À tarde, prossigo minha incursão por esta cidade que se revela um verdadeiro passeio pela história da arquitetura e das memórias políticas dos argentinos. Vou ao Paseo del Buen Pastor, um centro cultural onde há exposições, concertos gratuitos e peças teatrais, que até o final da década de 70 funcionou como uma penitenciária para mulheres. As últimas mulheres lá aprisionadas foram prisioneiras políticas e muitas delas desapareceram durante uma das várias ditaduras militares da argentina. O espaço, repleto de fontes e jovens casais, foi completamente reciclado e erguido em homenagem a essas mulheres em 2001.

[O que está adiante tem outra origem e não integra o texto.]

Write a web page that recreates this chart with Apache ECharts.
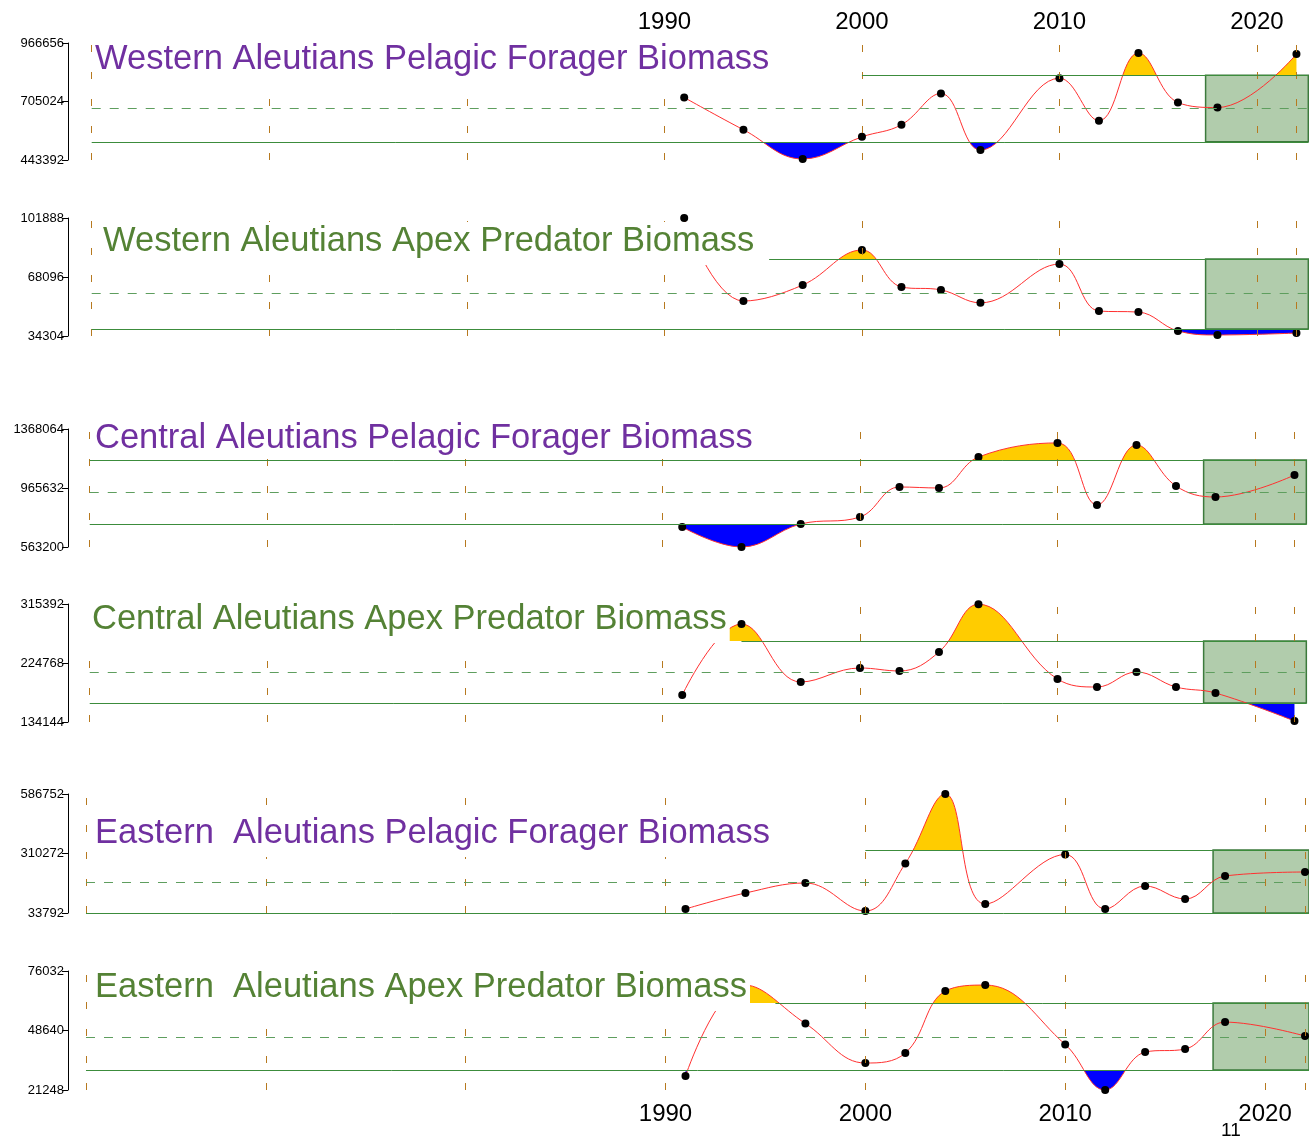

Esse dia, que me pareceu tantos e me rendeu tantas sensações num só, me trouxe ainda o Parque Sarmineto, onde me senti um tanto quanto melancólica com tantas crianças e cachorrinhos correndo para cima e para baixo e, por fim, o Museo de Bellas Artes Palacio Ferreyra. Lá, tomei minha merienda Argentina, com direito a dos medialunas, sumo de naranja, marmelada, mantequilla y cafe con leche. Ah, o prazer que vem junto com o café do fim da tarde, especialmente quando tomado ao sol e com vista para um jardim tão cuidadosamente projetado.

Parque Pres Sarmiento - Foto por A.F. 

Terminada a visita aos quatro andares do museu, senti que era chegada a hora da despedida. Córdoba de muitas boas surpresas e histórias, sinto-me encantada, profundamente enamorada.